SHORT PROBLEM: Reproduce precisely the lines between the start of the data below and the line with "['Pre', 'Post', 'Pre', 'Post', 'Pre', 'Post', 'Pre', 'Post'];", both included.

.....

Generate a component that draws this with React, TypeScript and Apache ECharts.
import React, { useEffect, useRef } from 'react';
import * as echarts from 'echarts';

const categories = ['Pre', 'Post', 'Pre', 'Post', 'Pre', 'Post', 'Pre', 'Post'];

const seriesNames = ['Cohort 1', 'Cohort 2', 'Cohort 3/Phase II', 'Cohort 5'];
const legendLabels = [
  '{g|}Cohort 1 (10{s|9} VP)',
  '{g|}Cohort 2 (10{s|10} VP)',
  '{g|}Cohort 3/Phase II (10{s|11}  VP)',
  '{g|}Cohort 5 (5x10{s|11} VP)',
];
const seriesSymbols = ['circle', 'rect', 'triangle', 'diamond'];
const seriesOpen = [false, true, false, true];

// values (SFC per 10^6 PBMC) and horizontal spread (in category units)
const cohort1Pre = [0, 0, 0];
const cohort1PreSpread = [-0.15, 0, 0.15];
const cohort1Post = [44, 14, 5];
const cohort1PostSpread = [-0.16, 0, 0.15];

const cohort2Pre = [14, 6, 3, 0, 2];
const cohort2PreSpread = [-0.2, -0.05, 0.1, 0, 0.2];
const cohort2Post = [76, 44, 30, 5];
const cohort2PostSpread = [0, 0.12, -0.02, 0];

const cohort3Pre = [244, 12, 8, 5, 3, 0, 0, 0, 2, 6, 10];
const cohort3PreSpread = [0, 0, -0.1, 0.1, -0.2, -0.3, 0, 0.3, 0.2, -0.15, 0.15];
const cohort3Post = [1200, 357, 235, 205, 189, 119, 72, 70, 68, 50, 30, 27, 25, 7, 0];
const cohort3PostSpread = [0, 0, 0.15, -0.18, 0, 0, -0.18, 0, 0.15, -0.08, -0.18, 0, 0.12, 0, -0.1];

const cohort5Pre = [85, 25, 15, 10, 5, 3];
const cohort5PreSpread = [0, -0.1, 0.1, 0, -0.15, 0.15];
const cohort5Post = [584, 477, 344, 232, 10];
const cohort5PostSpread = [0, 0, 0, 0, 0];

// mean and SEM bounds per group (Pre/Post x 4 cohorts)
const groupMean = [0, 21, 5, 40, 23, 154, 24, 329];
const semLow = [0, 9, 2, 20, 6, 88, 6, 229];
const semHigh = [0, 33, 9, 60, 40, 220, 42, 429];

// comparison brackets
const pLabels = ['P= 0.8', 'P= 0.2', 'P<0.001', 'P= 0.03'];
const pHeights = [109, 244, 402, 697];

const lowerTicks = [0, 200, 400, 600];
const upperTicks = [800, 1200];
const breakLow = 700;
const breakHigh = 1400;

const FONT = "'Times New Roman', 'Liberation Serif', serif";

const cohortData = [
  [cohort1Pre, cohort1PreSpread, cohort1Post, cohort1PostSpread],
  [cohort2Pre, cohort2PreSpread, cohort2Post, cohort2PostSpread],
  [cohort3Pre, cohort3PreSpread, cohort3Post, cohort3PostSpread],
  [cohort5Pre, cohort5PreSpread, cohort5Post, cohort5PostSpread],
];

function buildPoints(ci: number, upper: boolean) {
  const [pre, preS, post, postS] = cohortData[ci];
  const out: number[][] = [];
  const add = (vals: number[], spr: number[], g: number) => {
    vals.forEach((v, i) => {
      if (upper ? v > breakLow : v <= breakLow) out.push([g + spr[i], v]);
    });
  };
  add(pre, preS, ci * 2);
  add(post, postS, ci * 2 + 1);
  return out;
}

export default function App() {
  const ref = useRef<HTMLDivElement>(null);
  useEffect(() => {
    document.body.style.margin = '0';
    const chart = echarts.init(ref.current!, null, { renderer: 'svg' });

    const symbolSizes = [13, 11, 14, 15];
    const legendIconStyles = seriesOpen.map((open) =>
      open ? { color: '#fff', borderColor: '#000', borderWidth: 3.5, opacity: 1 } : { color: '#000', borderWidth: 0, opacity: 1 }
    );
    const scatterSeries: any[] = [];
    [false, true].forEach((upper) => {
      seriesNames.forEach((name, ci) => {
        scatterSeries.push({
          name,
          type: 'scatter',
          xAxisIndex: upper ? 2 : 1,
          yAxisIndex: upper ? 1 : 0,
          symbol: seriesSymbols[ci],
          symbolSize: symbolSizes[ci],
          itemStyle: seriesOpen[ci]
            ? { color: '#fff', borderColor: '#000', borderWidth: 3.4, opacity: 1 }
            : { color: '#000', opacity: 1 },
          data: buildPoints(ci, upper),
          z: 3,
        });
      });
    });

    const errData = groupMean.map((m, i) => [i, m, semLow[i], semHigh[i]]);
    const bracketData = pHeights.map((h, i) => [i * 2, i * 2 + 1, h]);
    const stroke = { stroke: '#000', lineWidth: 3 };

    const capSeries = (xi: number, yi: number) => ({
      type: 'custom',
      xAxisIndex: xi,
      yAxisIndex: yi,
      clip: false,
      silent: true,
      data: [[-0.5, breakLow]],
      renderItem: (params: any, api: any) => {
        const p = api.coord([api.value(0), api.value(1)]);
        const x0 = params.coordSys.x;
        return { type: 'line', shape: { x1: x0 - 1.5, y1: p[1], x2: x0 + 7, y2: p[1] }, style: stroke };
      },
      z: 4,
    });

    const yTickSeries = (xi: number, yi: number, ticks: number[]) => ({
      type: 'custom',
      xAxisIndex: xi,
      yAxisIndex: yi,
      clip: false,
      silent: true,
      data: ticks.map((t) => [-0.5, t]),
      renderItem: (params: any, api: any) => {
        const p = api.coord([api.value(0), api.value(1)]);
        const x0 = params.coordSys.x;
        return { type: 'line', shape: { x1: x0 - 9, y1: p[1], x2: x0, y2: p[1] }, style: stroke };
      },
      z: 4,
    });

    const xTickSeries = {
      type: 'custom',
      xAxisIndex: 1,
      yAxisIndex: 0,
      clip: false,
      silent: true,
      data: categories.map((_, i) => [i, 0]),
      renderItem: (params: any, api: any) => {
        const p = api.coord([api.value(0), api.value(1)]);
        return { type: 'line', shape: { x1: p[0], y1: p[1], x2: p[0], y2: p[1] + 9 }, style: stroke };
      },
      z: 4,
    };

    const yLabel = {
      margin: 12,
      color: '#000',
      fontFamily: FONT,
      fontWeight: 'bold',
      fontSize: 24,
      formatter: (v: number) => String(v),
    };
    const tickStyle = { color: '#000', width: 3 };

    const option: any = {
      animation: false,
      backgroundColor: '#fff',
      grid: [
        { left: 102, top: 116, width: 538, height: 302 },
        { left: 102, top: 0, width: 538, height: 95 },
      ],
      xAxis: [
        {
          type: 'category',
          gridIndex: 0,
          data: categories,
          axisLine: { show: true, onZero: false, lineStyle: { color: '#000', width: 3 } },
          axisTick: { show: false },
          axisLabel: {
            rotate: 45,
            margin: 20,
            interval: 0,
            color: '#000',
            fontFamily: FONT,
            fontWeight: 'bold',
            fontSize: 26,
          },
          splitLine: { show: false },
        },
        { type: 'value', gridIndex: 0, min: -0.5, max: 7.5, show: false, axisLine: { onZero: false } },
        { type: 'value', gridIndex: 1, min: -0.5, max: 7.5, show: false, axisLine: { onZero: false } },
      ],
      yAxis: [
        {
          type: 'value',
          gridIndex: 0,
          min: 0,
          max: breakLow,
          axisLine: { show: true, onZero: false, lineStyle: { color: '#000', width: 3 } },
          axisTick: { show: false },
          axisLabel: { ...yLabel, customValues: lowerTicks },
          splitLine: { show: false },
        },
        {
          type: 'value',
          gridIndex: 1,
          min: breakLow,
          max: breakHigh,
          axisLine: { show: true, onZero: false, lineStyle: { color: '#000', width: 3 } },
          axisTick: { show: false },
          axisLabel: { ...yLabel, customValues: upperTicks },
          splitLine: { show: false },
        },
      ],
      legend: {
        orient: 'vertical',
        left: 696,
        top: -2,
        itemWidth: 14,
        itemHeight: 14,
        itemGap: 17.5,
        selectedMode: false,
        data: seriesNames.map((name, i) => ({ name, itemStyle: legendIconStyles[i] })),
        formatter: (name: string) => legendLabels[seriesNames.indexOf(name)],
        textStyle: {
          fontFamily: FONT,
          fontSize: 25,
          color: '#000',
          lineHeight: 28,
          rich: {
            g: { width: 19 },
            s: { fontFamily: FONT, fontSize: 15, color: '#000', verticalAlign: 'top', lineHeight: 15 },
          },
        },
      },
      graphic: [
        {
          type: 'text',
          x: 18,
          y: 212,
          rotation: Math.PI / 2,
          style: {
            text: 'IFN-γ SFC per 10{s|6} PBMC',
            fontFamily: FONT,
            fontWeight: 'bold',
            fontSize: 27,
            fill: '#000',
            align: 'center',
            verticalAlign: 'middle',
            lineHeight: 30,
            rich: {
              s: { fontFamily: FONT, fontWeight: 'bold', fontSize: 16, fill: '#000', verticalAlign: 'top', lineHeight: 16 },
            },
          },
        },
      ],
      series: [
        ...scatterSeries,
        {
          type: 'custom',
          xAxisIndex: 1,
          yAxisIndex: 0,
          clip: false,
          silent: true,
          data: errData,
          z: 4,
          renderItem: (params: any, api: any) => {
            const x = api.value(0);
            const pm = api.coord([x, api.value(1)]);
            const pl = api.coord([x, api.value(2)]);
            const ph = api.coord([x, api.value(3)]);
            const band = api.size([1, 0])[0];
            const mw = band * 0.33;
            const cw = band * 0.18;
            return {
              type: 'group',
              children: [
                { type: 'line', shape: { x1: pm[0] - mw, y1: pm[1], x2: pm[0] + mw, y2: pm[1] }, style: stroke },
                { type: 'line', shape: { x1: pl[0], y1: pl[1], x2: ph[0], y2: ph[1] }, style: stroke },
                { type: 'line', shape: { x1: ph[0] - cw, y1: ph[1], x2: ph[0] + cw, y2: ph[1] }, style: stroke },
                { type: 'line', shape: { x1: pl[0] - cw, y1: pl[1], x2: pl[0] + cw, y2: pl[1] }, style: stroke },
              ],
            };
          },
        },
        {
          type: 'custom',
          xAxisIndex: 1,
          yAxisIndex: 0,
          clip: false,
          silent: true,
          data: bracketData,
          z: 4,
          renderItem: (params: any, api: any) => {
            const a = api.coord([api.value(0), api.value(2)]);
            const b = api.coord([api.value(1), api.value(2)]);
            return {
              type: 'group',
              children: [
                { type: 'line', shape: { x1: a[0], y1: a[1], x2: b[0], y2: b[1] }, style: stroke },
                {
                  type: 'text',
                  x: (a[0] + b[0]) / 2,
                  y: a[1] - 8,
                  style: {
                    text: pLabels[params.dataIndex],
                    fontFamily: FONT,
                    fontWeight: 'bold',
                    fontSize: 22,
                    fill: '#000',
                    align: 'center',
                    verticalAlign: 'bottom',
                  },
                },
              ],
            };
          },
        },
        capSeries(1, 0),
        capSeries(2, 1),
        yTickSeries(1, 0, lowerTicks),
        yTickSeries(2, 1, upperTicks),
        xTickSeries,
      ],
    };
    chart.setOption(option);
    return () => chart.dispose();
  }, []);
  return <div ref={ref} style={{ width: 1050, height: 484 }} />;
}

.....

WORKED SOLUTION:
Generate a component that draws this with React, TypeScript and Apache ECharts.
import React, { useEffect, useRef } from 'react';
import * as echarts from 'echarts';

const categories = ['Pre', 'Post', 'Pre', 'Post', 'Pre', 'Post', 'Pre', 'Post'];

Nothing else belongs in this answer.